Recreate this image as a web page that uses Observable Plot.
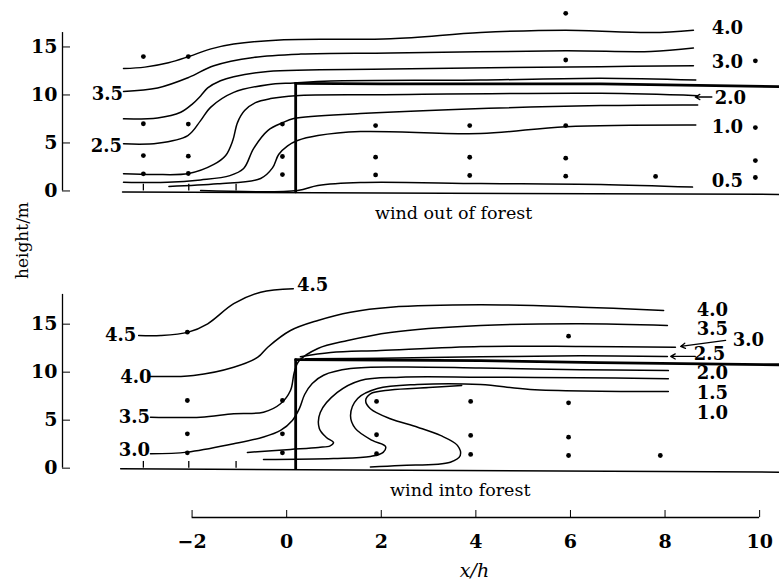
<!DOCTYPE html>
<html><head><meta charset="utf-8">
<script src="https://cdn.jsdelivr.net/npm/d3@7"></script>
<script src="https://cdn.jsdelivr.net/npm/@observablehq/plot@0.6"></script>
<style>body{margin:0;background:#fff}</style>
</head><body><div id="chart"></div>
<script>
// ---- panels, axes ----
const panels = ["out", "into"];
const panelTitles = ["wind out of forest", "wind into forest"];
const titleX = [3.53, 3.67];
const titleY = [-2.34, -2.32];
const yTicks = [0, 5, 10, 15];
const xTicks = [-2, 0, 2, 4, 6, 8, 10];
const xDomain = [-4.74, 10.42];
const yDomain = [-5.14, 19.84];
const yAxisTop = [16.5, 18.1];          // top of the y-axis line, per panel
const groundTickX = [-3.03, -2.07, -1.07];

// ---- wind out of forest: contours (x/h, height m) ----
const out40 = [[-3.45,12.75],[-3.0,12.9],[-2.5,13.35],[-2.07,14.0],[-1.6,14.8],[-1.12,15.3],[-0.06,15.75],[2.2,15.85],[4.1,16.5],[5.9,16.75],[7.7,16.5],[8.6,16.75]];
const out35 = [[-3.45,10.37],[-2.73,10.73],[-2.07,11.83],[-1.54,13.05],[-0.70,13.91],[0.30,14.26],[2.20,14.37],[5.90,14.6],[7.70,14.53],[8.60,14.89]];
const out30 = [[-3.45,7.51],[-2.73,7.61],[-2.24,8.2],[-1.99,9.07],[-1.82,9.9],[-1.67,10.73],[-1.40,11.48],[-1.12,11.9],[-0.40,12.45],[2.20,12.7],[6.64,12.95],[8.60,13.05]];
const out25 = [[-3.45,4.91],[-2.73,4.97],[-2.09,5.77],[-1.82,7.33],[-1.61,8.71],[-1.12,10.27],[-0.40,11.07],[0.15,11.25],[0.93,11.45],[4.10,11.55],[6.64,11.75],[8.65,11.56]];
const out20 = [[-3.45,1.79],[-2.81,1.72],[-2.07,1.82],[-1.54,2.76],[-1.29,3.69],[-1.14,5.25],[-1.04,7.12],[-0.89,8.37],[-0.66,9.20],[-0.34,9.62],[0.19,9.93],[1.99,10.03],[6.64,10.17],[8.69,9.93]];
const out15 = [[-3.45,0.91],[-2.52,0.9],[-1.82,1.15],[-1.2,1.6],[-0.91,2.34],[-0.70,4.42],[-0.40,6.29],[-0.08,7.12],[0.15,7.54],[1.56,8.06],[6.64,8.89],[8.69,8.96]];
const out10 = [[-2.49,0.47],[-1.46,0.75],[-0.55,1.3],[-0.30,2.4],[-0.17,3.8],[0.02,4.7],[0.23,5.25],[0.66,5.77],[1.56,6.19],[4.10,5.98],[5.90,6.70],[8.65,6.88]];
const out05 = [[-1.82,0.05],[0.23,0.05],[0.66,0.57],[1.56,0.88],[4.10,0.78],[6.64,0.68],[8.58,0.40]];

// ---- wind into forest: contours ----
const in45 = [[-3.13,13.82],[-2.66,13.82],[-2.08,14.17],[-1.67,15.04],[-1.12,17.13],[-0.55,18.33],[0.14,18.69]];
const in40 = [[-2.88,9.55],[-1.97,9.66],[-1.12,10.52],[-0.61,11.56],[-0.40,12.60],[0.08,14.34],[0.66,15.39],[1.35,16.25],[2.20,16.77],[4.10,17.02],[6.22,16.77],[7.97,16.43]];
const in35 = [[-2.88,5.31],[-1.82,5.31],[-1.12,5.67],[-0.49,5.83],[-0.13,6.71],[0.08,8.09],[0.16,9.97],[0.25,11.11],[0.66,12.47],[1.29,13.30],[2.19,14.14],[4.10,14.86],[6.21,15.04],[8.05,14.86]];
const in30 = [[-2.88,1.50],[-2.10,1.67],[-1.12,2.54],[-0.49,3.24],[-0.13,3.93],[0.12,4.97],[0.27,6.22],[0.38,7.67],[0.54,8.82],[0.78,9.68],[1.35,10.37],[2.41,10.54],[4.10,10.43],[6.21,10.26],[8.07,10.16]];
const in30b = [[0.29,11.6],[0.93,12.05],[1.98,12.26],[4.10,12.68],[6.21,12.68],[8.22,12.60]];
const in25 = [[0.40,11.4],[1.98,11.45],[4.10,11.6],[6.21,11.7],[8.05,11.64]];
const in15 = [[-0.83,1.64],[0.08,1.95],[0.67,2.16],[0.92,2.32],[0.99,2.68],[0.84,3.20],[0.69,4.14],[0.71,5.80],[1.07,7.89],[1.56,9.14],[2.41,9.48],[4.10,9.48],[6.21,9.42],[8.07,9.31]];
const in10 = [[-0.49,0.91],[0.99,1.01],[1.77,1.22],[2.04,1.64],[2.09,2.26],[1.81,2.89],[1.45,4.14],[1.35,5.49],[1.50,7.26],[1.92,8.30],[2.76,8.72],[4.10,8.72],[5.15,8.20],[8.07,7.99]];
const in05 = [[1.77,0.13],[2.41,0.28],[3.46,0.62],[3.67,1.32],[3.61,2.37],[3.25,3.41],[2.77,4.27],[2.19,5.15],[1.77,6.19],[1.67,7.05],[1.77,7.75],[2.19,8.15],[3.0,8.4],[3.7,8.6]];

// ---- ground, forest edge, canopy ----
const outGround = [[-3.47,-0.12],[10.42,-0.36]];
const inGround = [[-3.51,-0.06],[10.42,-0.42]];
const outEdge = [[0.19,-0.1],[0.19,11.2]];
const inEdge = [[0.19,-0.05],[0.19,11.3]];
const outCanopy = [[0.19,11.2],[2.0,11.15],[6.64,11.15],[10.42,10.86]];
const inCanopy = [[0.19,11.3],[4.1,11.2],[6.6,11.0],[10.42,10.77]];

// ---- measurement points ----
const outDots = [[-3.03,14.0],[-3.03,7.0],[-3.03,3.69],[-3.03,1.79],[-2.08,14.0],[-2.08,6.97],[-2.08,3.62],[-2.08,1.82],[-0.09,6.97],[-0.09,3.59],[-0.09,1.71],[1.88,6.81],[1.88,3.52],[1.88,1.67],[3.87,6.81],[3.87,3.51],[3.87,1.61],[5.90,18.5],[5.90,13.64],[5.90,6.81],[5.90,3.41],[5.90,1.54],[7.80,1.51],[9.91,13.56],[9.91,6.60],[9.91,3.17],[9.91,1.40]];
const inDots = [[-2.10,14.17],[-2.10,7.05],[-2.10,3.58],[-2.10,1.60],[-0.09,7.05],[-0.09,3.58],[-0.09,1.60],[1.90,6.95],[1.90,3.48],[1.90,1.50],[3.89,6.95],[3.89,3.41],[3.89,1.43],[5.96,13.75],[5.96,6.81],[5.96,3.23],[5.96,1.32],[7.90,1.32]];

// ---- contour labels [text, x, y] ----
const outLabels = [["3.5",-3.79,10.05],["2.5",-3.81,4.64],["4.0",9.32,16.93],["3.0",9.32,13.39],["2.0",9.38,9.64],["1.0",9.32,6.61],["0.5",9.32,0.99]];
const inLabels = [["4.5",0.55,19.03],["4.5",-3.51,13.82],["4.0",-3.19,9.45],["3.5",-3.22,5.31],["3.0",-3.22,1.84],["4.0",9.0,16.43],["3.5",9.0,14.45],["3.0",9.76,13.30],["2.5",8.94,11.84],["2.0",9.0,9.86],["1.5",9.0,7.78],["1.0",9.0,5.70]];
// arrows [x1,y1,x2,y2]
const outArrows = [[8.99,9.79,8.64,9.79]];
const inArrows = [[9.28,13.30,8.33,12.68],[8.64,11.64,8.12,11.64]];
const yLabelPos = [-5.59, -5.16];   // "height/m", in top panel coordinates
const xLabelPos = [3.97, -10.66];   // "x/h", in bottom panel coordinates

// ---- build tables ----
const contourList = [
  ["out", out40], ["out", out35], ["out", out30], ["out", out25], ["out", out20], ["out", out15], ["out", out10], ["out", out05],
  ["into", in45], ["into", in40], ["into", in35], ["into", in30], ["into", in30b], ["into", in25], ["into", in15], ["into", in10], ["into", in05]
];
const toRows = (list) => list.flatMap(([panel, pts], id) => pts.map(([x, y]) => ({panel, id, x, y})));
const contourRows = toRows(contourList);
const groundRows = toRows([["out", outGround], ["into", inGround]]);
const forestRows = toRows([["out", outEdge], ["out", outCanopy], ["into", inEdge], ["into", inCanopy]]);
const dotRows = [...outDots.map(([x, y]) => ({panel: "out", x, y})), ...inDots.map(([x, y]) => ({panel: "into", x, y}))];
const labelRows = [...outLabels.map(([t, x, y]) => ({panel: "out", t, x, y})), ...inLabels.map(([t, x, y]) => ({panel: "into", t, x, y}))];
const arrowRows = [...outArrows.map(([x1, y1, x2, y2]) => ({panel: "out", x1, y1, x2, y2})), ...inArrows.map(([x1, y1, x2, y2]) => ({panel: "into", x1, y1, x2, y2}))];
const tickRows = panels.flatMap(panel => groundTickX.map(x => ({panel, x})));
const titleRows = panels.map((panel, i) => ({panel, t: panelTitles[i], x: titleX[i], y: titleY[i]}));
const yAxisRows = panels.map((panel, i) => ({panel, top: yAxisTop[i]}));

const numFont = {fontFamily: "DejaVu Serif", fontWeight: "bold", fontSize: 18};
const axisFont = {fontFamily: "DejaVu Serif", fontWeight: "bold", fontSize: 19};

const chart = Plot.plot({
  width: 779, height: 582,
  marginLeft: 62, marginRight: 0, marginTop: 0, marginBottom: 65,
  x: {domain: xDomain},
  y: {domain: yDomain},
  fy: {domain: panels, axis: null, paddingInner: 0.1349, paddingOuter: 0, round: false},
  style: {fontFamily: "DejaVu Serif", background: "white", color: "black", overflow: "visible"},
  marks: [
    Plot.line(groundRows, {x: "x", y: "y", z: "id", fy: "panel", strokeWidth: 1.5}),
    Plot.ruleX(tickRows, {x: "x", y1: 0, y2: 0.7, fy: "panel", strokeWidth: 1.3}),
    Plot.line(contourRows, {x: "x", y: "y", z: "id", fy: "panel", curve: "catmull-rom", strokeWidth: 1.5}),
    Plot.line(forestRows, {x: "x", y: "y", z: "id", fy: "panel", strokeWidth: 2.8}),
    Plot.dot(dotRows, {x: "x", y: "y", fy: "panel", r: 2.4, fill: "black", stroke: null}),
    Plot.text(labelRows, {x: "x", y: "y", fy: "panel", text: "t", ...numFont}),
    Plot.arrow(arrowRows, {x1: "x1", y1: "y1", x2: "x2", y2: "y2", fy: "panel", strokeWidth: 1.3, headLength: 6}),
    Plot.text(titleRows, {x: "x", y: "y", fy: "panel", text: "t", fontSize: 17.5}),
    Plot.ruleX(yAxisRows, {x: xDomain[0], y1: 0, y2: "top", fy: "panel", strokeWidth: 1.3}),
    Plot.axisY(yTicks, {anchor: "left", tickSize: -8, tickPadding: 13, label: null, ...axisFont}),
    Plot.ruleY(["into"], {fy: d => d, y: yDomain[0], x1: xTicks[0], x2: xTicks[xTicks.length - 1], strokeWidth: 1.3}),
    Plot.axisX(xTicks, {anchor: "bottom", tickSize: -7, tickPadding: 24, label: null, ...axisFont}),
    Plot.text(["height/m"], {fy: () => "out", x: yLabelPos[0], y: yLabelPos[1], rotate: -90, fontSize: 17}),
    Plot.text(["x/h"], {fy: () => "into", x: xLabelPos[0], y: xLabelPos[1], fontStyle: "italic", fontSize: 19})
  ]
});
document.getElementById("chart").append(chart);
</script>
</body></html>
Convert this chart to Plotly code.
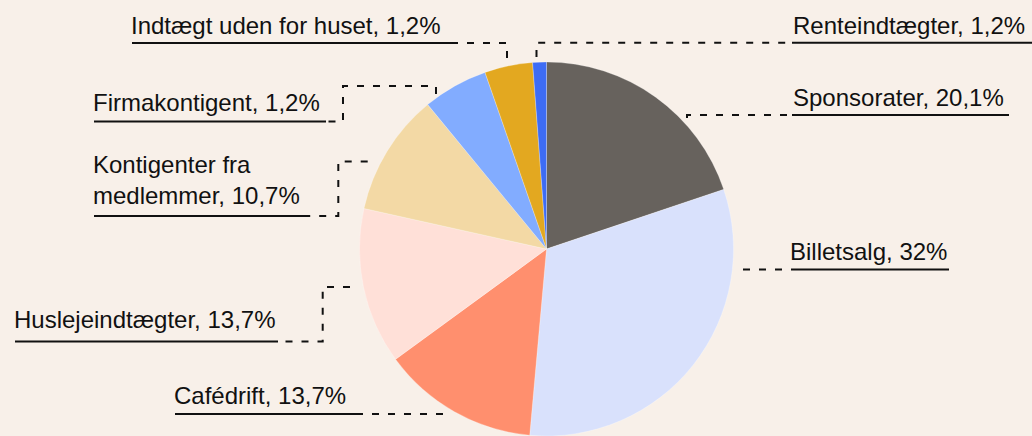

++++++++

• [Direction] Output the records above as they stand, from the first line to the line with "const groundTickX = [-3.03, -2.07, -1.07];", inclusive, and exclude the pictures.

• [Task answer]
Recreate this image as a web page that uses Observable Plot.
<!DOCTYPE html>
<html><head><meta charset="utf-8">
<script src="https://cdn.jsdelivr.net/npm/d3@7"></script>
<script src="https://cdn.jsdelivr.net/npm/@observablehq/plot@0.6"></script>
<style>body{margin:0;background:#fff}</style>
</head><body><div id="chart"></div>
<script>
// ---- panels, axes ----
const panels = ["out", "into"];
const panelTitles = ["wind out of forest", "wind into forest"];
const titleX = [3.53, 3.67];
const titleY = [-2.34, -2.32];
const yTicks = [0, 5, 10, 15];
const xTicks = [-2, 0, 2, 4, 6, 8, 10];
const xDomain = [-4.74, 10.42];
const yDomain = [-5.14, 19.84];
const yAxisTop = [16.5, 18.1];          // top of the y-axis line, per panel
const groundTickX = [-3.03, -2.07, -1.07];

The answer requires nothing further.